(DATASET)
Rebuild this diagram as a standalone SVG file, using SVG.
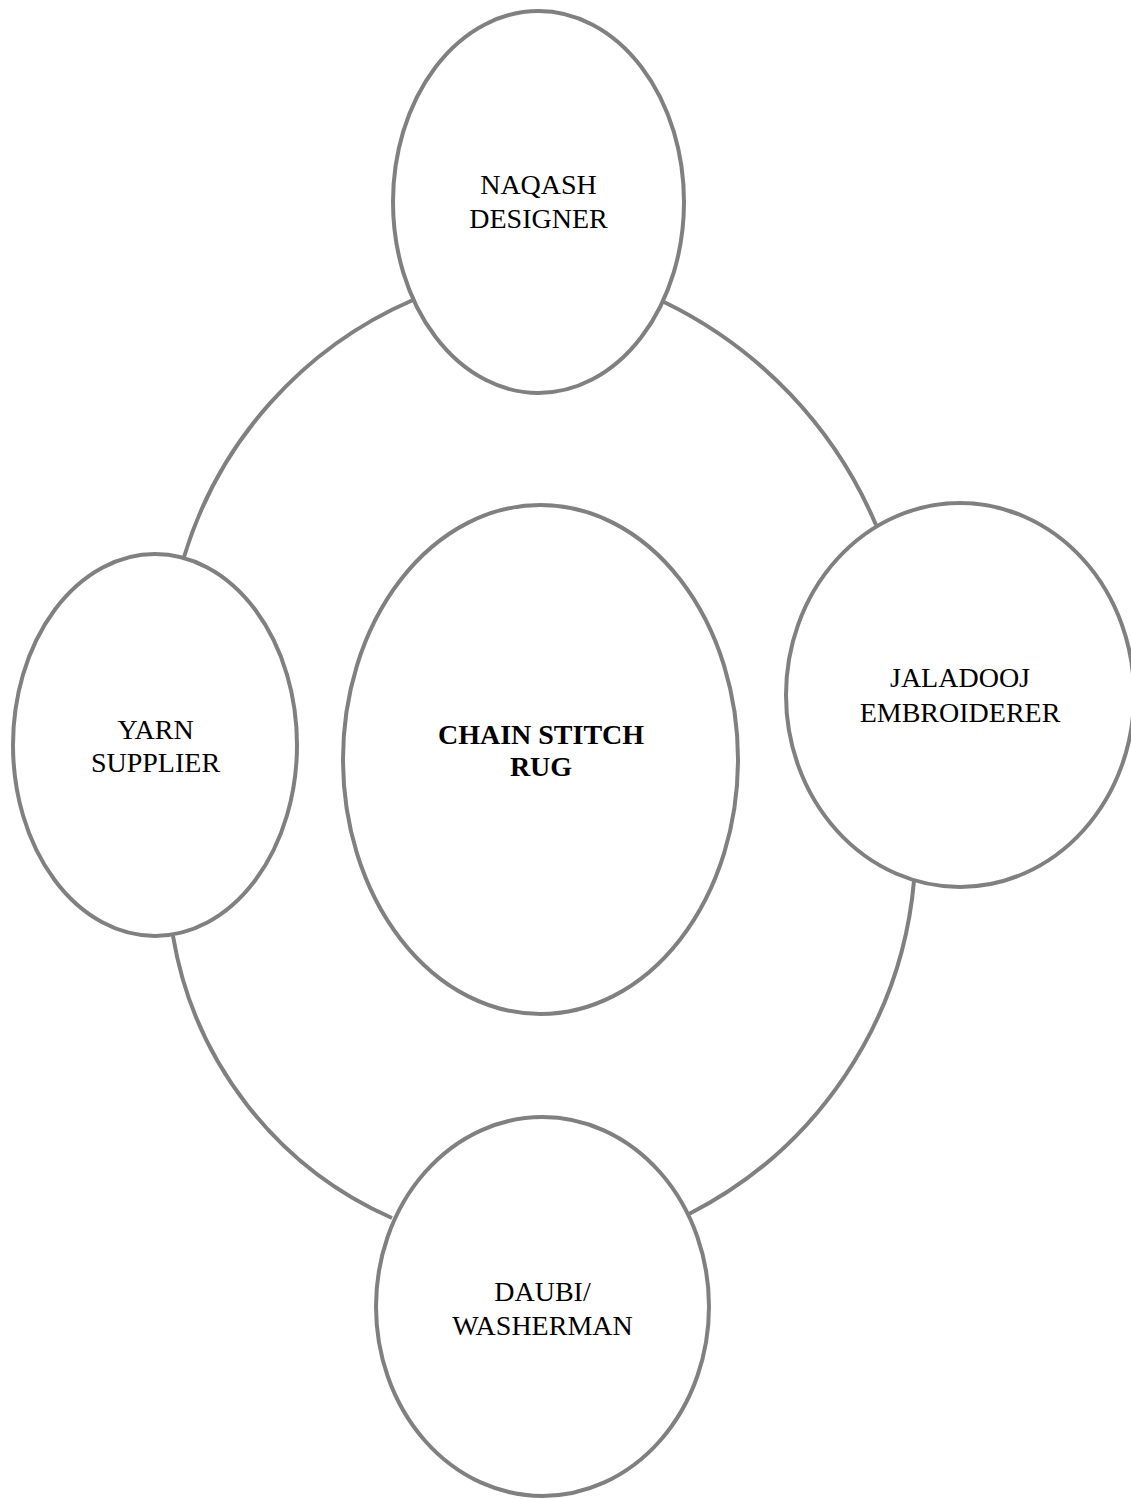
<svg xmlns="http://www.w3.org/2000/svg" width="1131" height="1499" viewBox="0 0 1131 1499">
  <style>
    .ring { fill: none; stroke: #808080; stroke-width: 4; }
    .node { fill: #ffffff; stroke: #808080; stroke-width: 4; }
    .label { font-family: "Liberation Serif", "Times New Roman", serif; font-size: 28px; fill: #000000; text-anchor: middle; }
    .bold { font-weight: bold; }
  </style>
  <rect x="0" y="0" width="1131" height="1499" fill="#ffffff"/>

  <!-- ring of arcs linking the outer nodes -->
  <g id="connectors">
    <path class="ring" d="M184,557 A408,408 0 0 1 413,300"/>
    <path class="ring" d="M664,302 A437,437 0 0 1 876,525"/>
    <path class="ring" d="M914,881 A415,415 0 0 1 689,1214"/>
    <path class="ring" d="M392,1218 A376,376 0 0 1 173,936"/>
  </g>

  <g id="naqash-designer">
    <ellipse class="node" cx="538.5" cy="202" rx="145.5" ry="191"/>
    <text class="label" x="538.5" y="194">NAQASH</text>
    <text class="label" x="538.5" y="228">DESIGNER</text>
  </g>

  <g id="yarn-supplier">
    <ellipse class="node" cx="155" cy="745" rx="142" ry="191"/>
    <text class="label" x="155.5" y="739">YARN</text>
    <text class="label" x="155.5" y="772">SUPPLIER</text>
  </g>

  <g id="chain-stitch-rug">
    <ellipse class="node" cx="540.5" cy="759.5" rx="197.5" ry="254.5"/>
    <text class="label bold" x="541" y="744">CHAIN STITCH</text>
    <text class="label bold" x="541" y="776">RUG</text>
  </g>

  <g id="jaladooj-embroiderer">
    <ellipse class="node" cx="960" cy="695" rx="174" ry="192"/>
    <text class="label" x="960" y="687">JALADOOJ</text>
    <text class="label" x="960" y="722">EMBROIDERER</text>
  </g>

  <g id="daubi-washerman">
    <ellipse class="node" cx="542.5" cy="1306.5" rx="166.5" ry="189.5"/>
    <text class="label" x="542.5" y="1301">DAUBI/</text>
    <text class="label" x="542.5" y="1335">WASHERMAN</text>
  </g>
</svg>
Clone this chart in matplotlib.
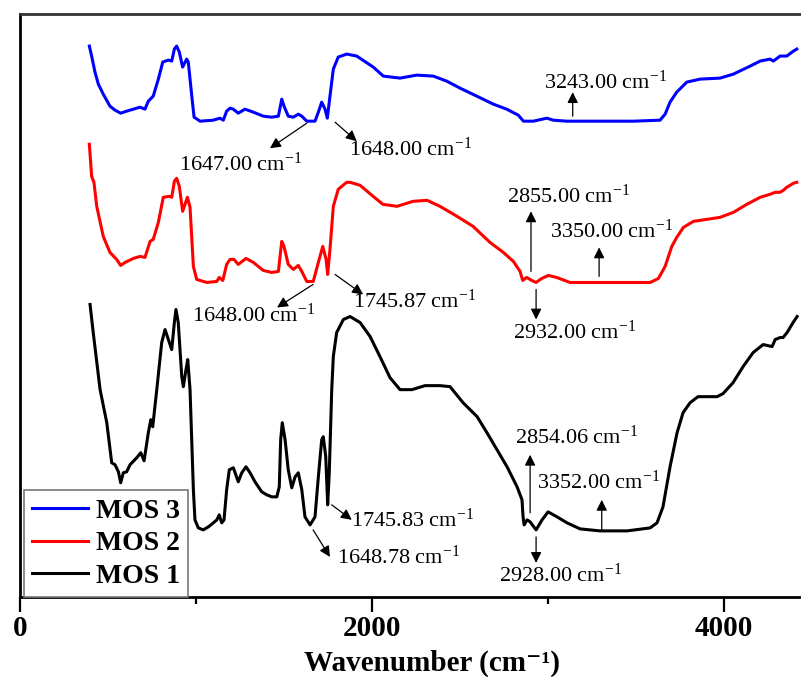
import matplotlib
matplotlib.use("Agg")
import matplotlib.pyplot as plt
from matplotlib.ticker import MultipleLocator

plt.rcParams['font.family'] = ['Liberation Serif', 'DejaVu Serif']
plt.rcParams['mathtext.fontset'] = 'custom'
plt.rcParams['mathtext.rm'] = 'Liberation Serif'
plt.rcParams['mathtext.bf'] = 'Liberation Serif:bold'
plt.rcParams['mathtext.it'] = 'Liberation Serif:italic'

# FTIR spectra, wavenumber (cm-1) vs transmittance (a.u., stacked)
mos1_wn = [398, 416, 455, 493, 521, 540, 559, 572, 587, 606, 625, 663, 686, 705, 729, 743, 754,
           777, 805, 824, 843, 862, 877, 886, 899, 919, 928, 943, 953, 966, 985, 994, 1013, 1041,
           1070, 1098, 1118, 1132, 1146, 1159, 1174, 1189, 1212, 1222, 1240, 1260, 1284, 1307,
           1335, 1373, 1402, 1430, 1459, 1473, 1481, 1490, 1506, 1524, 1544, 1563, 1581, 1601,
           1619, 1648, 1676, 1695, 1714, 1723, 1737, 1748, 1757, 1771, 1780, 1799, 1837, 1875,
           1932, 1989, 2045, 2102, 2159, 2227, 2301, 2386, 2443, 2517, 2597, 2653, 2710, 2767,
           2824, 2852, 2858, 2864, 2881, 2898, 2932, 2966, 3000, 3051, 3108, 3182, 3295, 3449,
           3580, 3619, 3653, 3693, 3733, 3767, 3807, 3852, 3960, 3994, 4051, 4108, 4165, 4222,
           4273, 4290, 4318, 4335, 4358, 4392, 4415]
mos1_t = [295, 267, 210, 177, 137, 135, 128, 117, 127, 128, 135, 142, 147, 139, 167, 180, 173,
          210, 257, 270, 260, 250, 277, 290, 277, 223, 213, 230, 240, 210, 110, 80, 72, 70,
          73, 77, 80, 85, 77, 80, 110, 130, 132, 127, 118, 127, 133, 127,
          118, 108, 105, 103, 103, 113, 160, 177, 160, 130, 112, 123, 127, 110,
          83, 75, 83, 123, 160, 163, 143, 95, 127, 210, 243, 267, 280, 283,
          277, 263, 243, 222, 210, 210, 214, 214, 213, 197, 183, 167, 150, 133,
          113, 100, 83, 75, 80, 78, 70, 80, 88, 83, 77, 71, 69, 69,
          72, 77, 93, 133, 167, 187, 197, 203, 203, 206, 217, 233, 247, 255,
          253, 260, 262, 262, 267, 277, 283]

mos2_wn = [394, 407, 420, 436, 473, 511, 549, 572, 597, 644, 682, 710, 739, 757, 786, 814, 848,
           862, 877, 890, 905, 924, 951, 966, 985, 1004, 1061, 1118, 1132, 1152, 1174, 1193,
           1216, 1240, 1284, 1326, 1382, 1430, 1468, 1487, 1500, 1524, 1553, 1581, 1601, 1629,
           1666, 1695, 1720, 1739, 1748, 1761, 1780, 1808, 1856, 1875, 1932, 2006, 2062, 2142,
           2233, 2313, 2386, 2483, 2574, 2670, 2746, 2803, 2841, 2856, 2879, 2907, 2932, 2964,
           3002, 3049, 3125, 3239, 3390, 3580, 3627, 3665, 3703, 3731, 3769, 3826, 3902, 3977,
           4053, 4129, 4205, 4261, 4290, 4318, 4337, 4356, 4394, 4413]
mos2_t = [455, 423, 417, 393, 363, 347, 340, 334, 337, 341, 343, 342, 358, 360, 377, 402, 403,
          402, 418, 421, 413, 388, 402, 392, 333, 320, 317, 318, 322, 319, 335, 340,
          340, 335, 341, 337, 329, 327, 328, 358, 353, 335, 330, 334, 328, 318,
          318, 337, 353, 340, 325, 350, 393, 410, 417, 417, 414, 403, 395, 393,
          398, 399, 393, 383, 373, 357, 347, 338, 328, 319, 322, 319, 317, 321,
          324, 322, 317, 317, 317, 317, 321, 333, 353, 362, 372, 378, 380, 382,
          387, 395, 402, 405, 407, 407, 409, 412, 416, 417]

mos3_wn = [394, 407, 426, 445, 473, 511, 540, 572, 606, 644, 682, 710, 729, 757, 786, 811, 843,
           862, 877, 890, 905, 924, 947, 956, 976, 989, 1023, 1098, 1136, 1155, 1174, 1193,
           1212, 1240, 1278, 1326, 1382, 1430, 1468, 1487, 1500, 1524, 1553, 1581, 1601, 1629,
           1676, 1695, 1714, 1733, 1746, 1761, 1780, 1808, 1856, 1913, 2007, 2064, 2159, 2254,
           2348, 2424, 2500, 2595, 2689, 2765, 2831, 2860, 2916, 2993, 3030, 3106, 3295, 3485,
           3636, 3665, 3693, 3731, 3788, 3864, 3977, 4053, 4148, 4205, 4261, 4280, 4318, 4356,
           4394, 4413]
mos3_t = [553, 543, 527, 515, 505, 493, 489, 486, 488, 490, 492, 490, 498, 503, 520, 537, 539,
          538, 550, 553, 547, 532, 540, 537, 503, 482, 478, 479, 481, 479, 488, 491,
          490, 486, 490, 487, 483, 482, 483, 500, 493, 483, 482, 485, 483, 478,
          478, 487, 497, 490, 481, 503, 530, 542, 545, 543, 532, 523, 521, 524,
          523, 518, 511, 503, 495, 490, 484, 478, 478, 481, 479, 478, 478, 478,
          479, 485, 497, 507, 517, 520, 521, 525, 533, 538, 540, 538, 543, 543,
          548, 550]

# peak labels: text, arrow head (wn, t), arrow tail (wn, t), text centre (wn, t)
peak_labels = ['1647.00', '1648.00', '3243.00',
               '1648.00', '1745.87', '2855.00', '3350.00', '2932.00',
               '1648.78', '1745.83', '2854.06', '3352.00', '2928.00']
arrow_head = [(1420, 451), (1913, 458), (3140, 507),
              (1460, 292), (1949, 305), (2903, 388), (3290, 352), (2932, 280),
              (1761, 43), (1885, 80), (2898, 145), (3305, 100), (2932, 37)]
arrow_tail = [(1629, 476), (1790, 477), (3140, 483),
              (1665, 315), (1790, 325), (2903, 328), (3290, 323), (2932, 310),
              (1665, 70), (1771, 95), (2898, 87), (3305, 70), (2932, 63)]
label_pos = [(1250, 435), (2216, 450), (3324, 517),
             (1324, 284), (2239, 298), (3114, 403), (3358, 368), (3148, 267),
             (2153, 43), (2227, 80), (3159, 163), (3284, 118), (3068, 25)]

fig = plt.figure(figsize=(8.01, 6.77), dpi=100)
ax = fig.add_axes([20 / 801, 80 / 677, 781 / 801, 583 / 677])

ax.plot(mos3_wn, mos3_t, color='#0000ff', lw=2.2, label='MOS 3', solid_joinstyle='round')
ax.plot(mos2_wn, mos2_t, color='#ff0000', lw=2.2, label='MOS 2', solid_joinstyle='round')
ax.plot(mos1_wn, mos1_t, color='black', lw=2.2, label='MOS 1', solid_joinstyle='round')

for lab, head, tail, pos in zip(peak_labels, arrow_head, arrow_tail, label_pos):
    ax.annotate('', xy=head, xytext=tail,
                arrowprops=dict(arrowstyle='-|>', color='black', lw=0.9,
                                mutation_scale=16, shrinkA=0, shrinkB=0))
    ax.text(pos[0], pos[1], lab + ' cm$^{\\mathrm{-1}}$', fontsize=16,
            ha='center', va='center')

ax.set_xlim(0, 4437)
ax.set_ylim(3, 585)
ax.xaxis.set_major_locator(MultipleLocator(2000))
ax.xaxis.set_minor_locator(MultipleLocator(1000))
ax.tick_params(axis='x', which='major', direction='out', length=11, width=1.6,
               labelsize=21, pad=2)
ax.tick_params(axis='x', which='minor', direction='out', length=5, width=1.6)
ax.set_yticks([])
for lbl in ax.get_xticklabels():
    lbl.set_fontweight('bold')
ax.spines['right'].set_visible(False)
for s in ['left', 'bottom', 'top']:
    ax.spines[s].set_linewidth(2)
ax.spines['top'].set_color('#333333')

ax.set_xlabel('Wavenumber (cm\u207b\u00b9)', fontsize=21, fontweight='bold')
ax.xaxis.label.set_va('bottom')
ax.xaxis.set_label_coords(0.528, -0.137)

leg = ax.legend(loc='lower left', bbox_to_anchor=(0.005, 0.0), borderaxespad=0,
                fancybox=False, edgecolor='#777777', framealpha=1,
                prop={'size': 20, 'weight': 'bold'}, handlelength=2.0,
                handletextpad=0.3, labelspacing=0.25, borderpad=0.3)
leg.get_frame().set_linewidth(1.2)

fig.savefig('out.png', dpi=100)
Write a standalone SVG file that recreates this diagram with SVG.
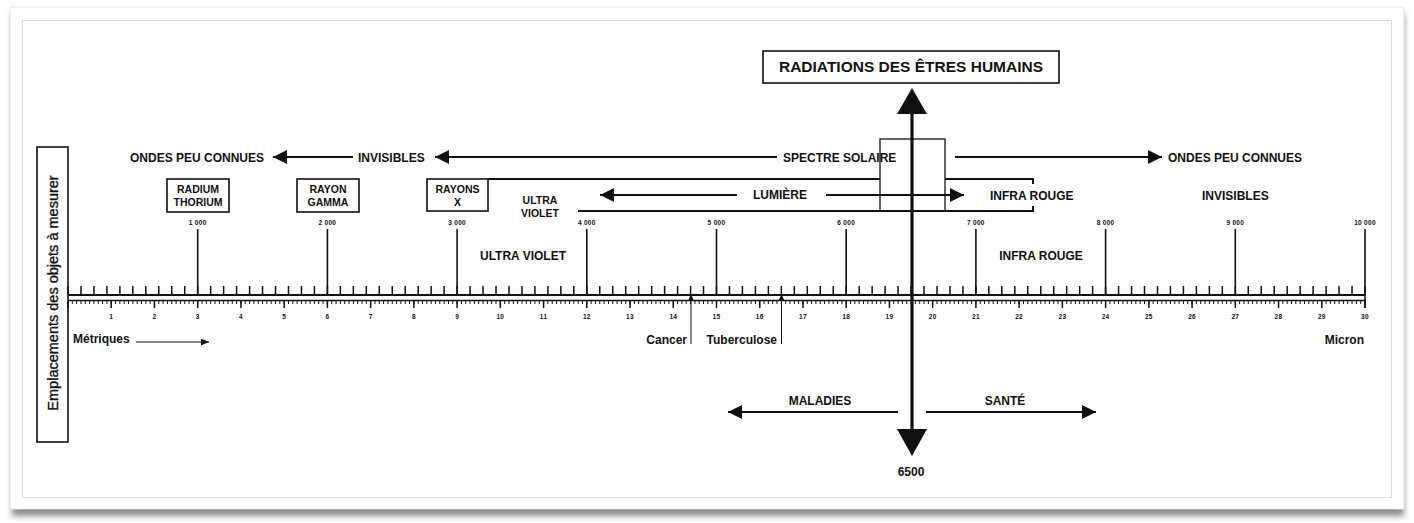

(OBJECTIVE)
Copy exactly the material above from the line with "Clone this chart in matplotlib." to the line with "plt.rcParams['mathtext.it'] = 'Liberation", ends included, and nothing else. Leave out any picture.

(THE RESULT)
Clone this chart in matplotlib.
import matplotlib
matplotlib.use("Agg")
import matplotlib.pyplot as plt
from matplotlib.ticker import MultipleLocator

plt.rcParams['font.family'] = ['Liberation Serif', 'DejaVu Serif']
plt.rcParams['mathtext.fontset'] = 'custom'
plt.rcParams['mathtext.rm'] = 'Liberation Serif'
plt.rcParams['mathtext.bf'] = 'Liberation Serif:bold'
plt.rcParams['mathtext.it'] = 'Liberation Serif:italic'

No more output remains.